Are the Happiest Cities the Best Places to Live?
From the department of self-validation: We admit it. There are other websites that rank best places to live, both overall and for certain subsets of the population. We cover the latter in our monthly top 10 lists, looking at best places for foodies, retirees and more. We don’t ignore these, but seek to learn what we can from them, refining our own practices. Often they help us validate that we’re on the right track in terms of what and how we measure livability. If you want to skip the wonky discussion and get right to how it matters, feel free to scroll by the next five paragraphs.
Some studies and rankings come out of the blue, but there are a couple of indicators that we look forward to each year. The Gallup-Healthways Well-Being Index recently released its 2014 update. It uses a boatload of surveys to determine the healthiest and happiest cities including: “life evaluation, emotional health, work environment, physical health, healthy behaviors, and access to basic necessities.” Another, the County Health Rankings and Roadmaps from the Robert Wood Johnson Foundation looks at a host of outcomes such as rates for obesity and mortality.
Obviously, health and well-being are just one factor of livability. We actually measure seven other categories of place-making including real estate, demographics, economics and more. That said, these are important considerations when choosing a place to live, move or relocate to, and these are two great measures of them. So how do the areas that score well on these two ranking do on ours?
Ideally, they should correlate pretty well and, just eyeballing here a little, they certainly seem to. It’s hard to do a purely apples-to-apples comparison with either set. The County Health Rankings are clearly at the county level – and some measures are not meant to be compared across states. The Gallup data is even broader at the metro area level.
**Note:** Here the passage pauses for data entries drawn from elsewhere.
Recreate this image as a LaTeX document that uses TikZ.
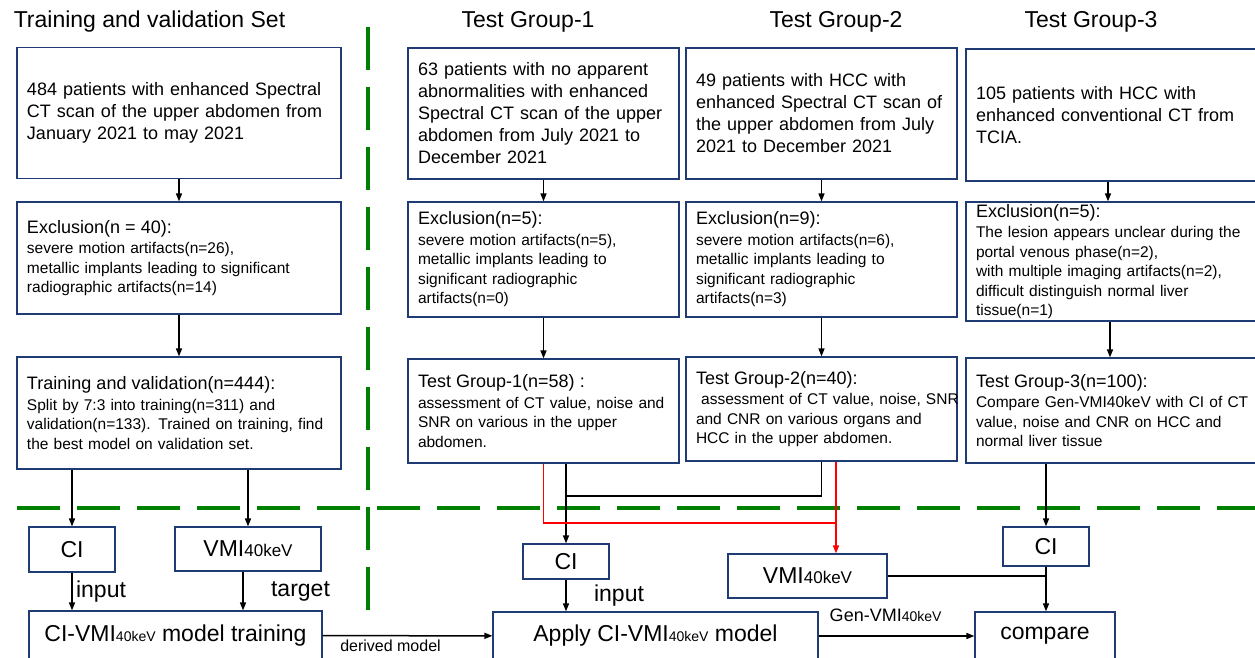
\documentclass[tikz,border=0pt]{standalone}
\usepackage{fontspec}
\setmainfont{Liberation Sans}
\usetikzlibrary{arrows.meta}
\definecolor{navy}{HTML}{1F3B73}
\definecolor{sepgreen}{RGB}{0,128,0}
\newcommand{\kev}[1]{{\fontsize{#1}{#1}\selectfont 40keV}}
\newcommand{\head}[1]{{\fontsize{18}{22}\selectfont #1}\\[1pt]}
\begin{document}
\begin{tikzpicture}[x=1pt,y=-1pt,
	every node/.style={font=\fontsize{18}{22}\selectfont},
	box/.style={draw=navy,line width=1.2pt,align=left,inner xsep=10pt,inner ysep=2pt},
	small/.style={box,font=\fontsize{15.5}{19.5}\selectfont},
	lbl/.style={font=\fontsize{23}{26}\selectfont},
	tag/.style={draw=navy,line width=1.2pt,inner sep=0pt,font=\fontsize{23}{26}\selectfont},
	link/.style={line width=1.5pt},
	arr/.style={link,-{Triangle[length=8pt,width=6pt]}},
	sep/.style={draw=sepgreen,line width=4.5pt,dash pattern=on 43pt off 17pt}]
\useasboundingbox (0,0) rectangle (1255,658);
\node[lbl] (h1) at (149.5,22) {Training and validation Set};
\node[lbl] (h2) at (528,22) {Test Group-1};
\node[lbl] (h3) at (836,22) {Test Group-2};
\node[lbl] (h4) at (1091,22) {Test Group-3};
\draw[sep] (368,27) -- (368,612);
\draw[sep] (17,508) -- (1255,508);
\node[box,text width=304pt,minimum height=131pt] (p1) at (179,113) {484 patients with enhanced Spectral\\CT scan of the upper abdomen from\\January 2021 to may 2021};
\node[small,text width=304pt,minimum height=112pt] (e1) at (179,258) {\head{Exclusion(n = 40):}severe motion artifacts(n=26),\\metallic implants leading to significant\\radiographic artifacts(n=14)};
\node[small,text width=304pt,minimum height=112pt] (t1) at (179,413) {\head{Training and validation(n=444):}Split by 7:3 into training(n=311) and\\validation(n=133). Trained on training, find\\the best model on validation set.};
\node[box,text width=251pt,minimum height=131pt] (p2) at (543.5,113.5) {63 patients with no apparent\\abnormalities with enhanced\\Spectral CT scan of the upper\\abdomen from July 2021 to\\December 2021};
\node[small,text width=251pt,minimum height=115pt] (e2) at (543.5,259.5) {\head{Exclusion(n=5):}severe motion artifacts(n=5),\\metallic implants leading to\\significant radiographic\\artifacts(n=0)};
\node[small,text width=251pt,minimum height=104pt] (t2) at (543.5,411) {\head{Test Group-1(n=58) :}assessment of CT value, noise and\\SNR on various in the upper\\abdomen.};
\node[box,text width=251pt,minimum height=131pt] (p3) at (821.5,113.5) {49 patients with HCC with\\enhanced Spectral CT scan of\\the upper abdomen from July\\2021 to December 2021};
\node[small,text width=251pt,minimum height=115pt] (e3) at (821.5,259.5) {\head{Exclusion(n=9):}severe motion artifacts(n=6),\\metallic implants leading to\\significant radiographic\\artifacts(n=3)};
\node[small,text width=251pt,minimum height=104pt] (t3) at (821.5,409) {\head{Test Group-2(n=40):}\mbox{\ assessment of CT value, noise, SNR}\\and CNR on various organs and\\HCC in the upper abdomen.};
\node[box,text width=279pt,minimum height=132pt] (p4) at (1115.5,115) {105 patients with HCC with\\enhanced conventional CT from\\TCIA.};
\node[small,text width=279pt,minimum height=119pt,inner ysep=0pt] (e4) at (1115.5,261.5) {\head{Exclusion(n=5):}The lesion appears unclear during the\\portal venous phase(n=2),\\with multiple imaging artifacts(n=2),\\difficult distinguish normal liver\\tissue(n=1)};
\node[small,text width=279pt,minimum height=105pt] (t4) at (1115.5,410.5) {\head{Test Group-3(n=100):}Compare Gen-VMI40keV with CI of CT\\value, noise and CNR on HCC and\\normal liver tissue};
\node[tag,minimum width=86pt,minimum height=45pt] (cia) at (72,549.5) {CI};
\node[tag,minimum width=146pt,minimum height=44pt] (vmia) at (248,549) {VMI\kev{17}};
\node[tag,minimum width=293pt,minimum height=49pt] (train) at (175.5,635.5) {CI-VMI\kev{14} model training};
\node[tag,minimum width=86pt,minimum height=35pt] (cib) at (566,561.5) {CI};
\node[tag,minimum width=159pt,minimum height=44pt] (vmib) at (807.5,576) {VMI\kev{17}};
\node[tag,minimum width=325pt,minimum height=48pt] (apply) at (655.5,636) {Apply CI-VMI\kev{14} model};
\node[tag,minimum width=86pt,minimum height=39pt] (cic) at (1046,546.5) {CI};
\node[tag,minimum width=140pt,minimum height=48pt] (compare) at (1045,636) {compare};
\coordinate (m1) at (566,496);
\coordinate (r1) at (836,523);
\draw[arr] (p1) -- (e1);
\draw[arr] (e1) -- (t1);
\draw[arr] (p2) -- (e2);
\draw[arr] (e2) -- (t2);
\draw[arr] (p3) -- (e3);
\draw[arr] (e3) -- (t3);
\draw[arr] ([xshift=-7.5pt]p4.south) -- ([xshift=-7.5pt]e4.north);
\draw[arr] ([xshift=-5.5pt]e4.south) -- ([xshift=-5.5pt]t4.north);
\draw[arr] (t1.south -| cia) -- (cia);
\draw[arr] (t1.south -| vmia) -- (vmia);
\draw[arr] (cia) -- (cia |- train.north) node[lbl,midway,right] {input};
\draw[arr] ([xshift=-5pt]vmia.south) -- ([xshift=-5pt]vmia.south |- train.north) node[lbl,midway,right=24pt] {target};
\draw[arr] (train) -- (apply) node[font=\fontsize{16}{18}\selectfont,below,pos=0.4] {derived model};
\draw[arr] (t2.south -| cib) -- (cib);
\draw[link] (t3.south) |- (m1);
\draw[link,red] (t2.south) |- (r1);
\draw[arr,red] (t3.south -| r1) -- (vmib.north -| r1);
\draw[arr] (cib) -- (cib |- apply.north) node[lbl,midway,right=24pt] {input};
\draw[arr] (t4.south -| cic) -- (cic);
\draw[arr] (cic) -- (cic |- compare.north);
\draw[link] (vmib) -- (vmib -| cic);
\draw[arr] (apply) -- (compare) node[above=10pt,pos=0.43] {Gen-VMI\kev{14}};
\end{tikzpicture}
\end{document}
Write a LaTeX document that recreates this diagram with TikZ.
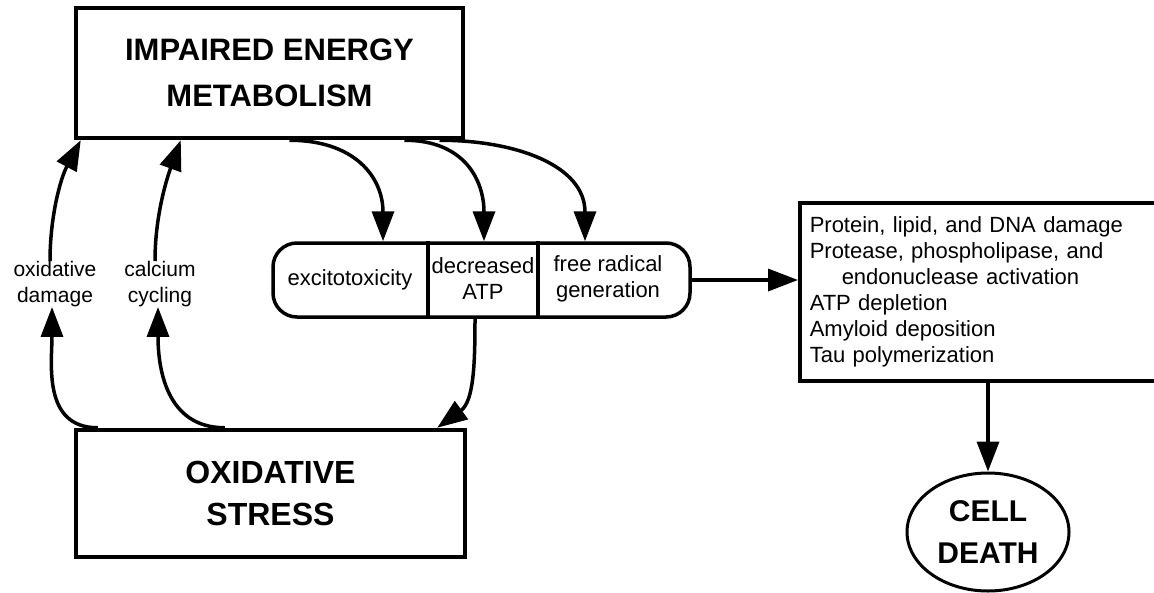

Each metro areas comprises multiple counties.
All that said, if you look at the top-performing metros in the Gallup survey, you’ll see Provo, Utah; Boulder, Colo.; Ann Arbor, Mich.; Lincoln, Neb.; and California’s San Jose, San Francisco and San Luis Obispo among the top 10. Each of those has at least one city on our Top 100 Best Places to Live. Incidentally, two metro areas in Gallup’s bottom 10 also show up (although rather far down) on our Top 100.
With the Robert Johnson Wood Foundation data, we can look at how the counties scored within their states across six sub-rankings: mortality, morbidity, health behaviors, clinical care, social and economic factors, and the physical environment. Each county is given a quartile score. Many of our Top 100 cities are in counties that score in the top quartile in each or most of those sub-factors. Some, like Miami Beach, Fla., are in such huge counties with such diverse conditions (Miami-Dade) that determining what impact the city itself makes is impossible. But again we see California’s San Luis Obispo, Alameda, San Mateo and Santa Clara counties scoring well overall within California. Boulder scores well in Colorado, et cetera.
Why wellness matters in cities:
As the Gallup release says, “With about 80 percent of Americans living in urban or suburban areas, the role of cities in spearheading the well-being of the U.S. is significant.” We couldn’t agree more. It’s vital that city leaders play a role in creating healthy, livable communities for their residents. We give some great examples of mayors promoting wellness in a story on livability.com today. But we also know that it’s more than just fitness that comes into play. Good city planning, smart zoning, thoughtful transportation plans and, yes, private enterprise all come into play in making cities great places to live as well as places to live a long, healthy, active lifestyle.
And we welcome any and all data that gives ammunition to those fighting these fights in cities big and small.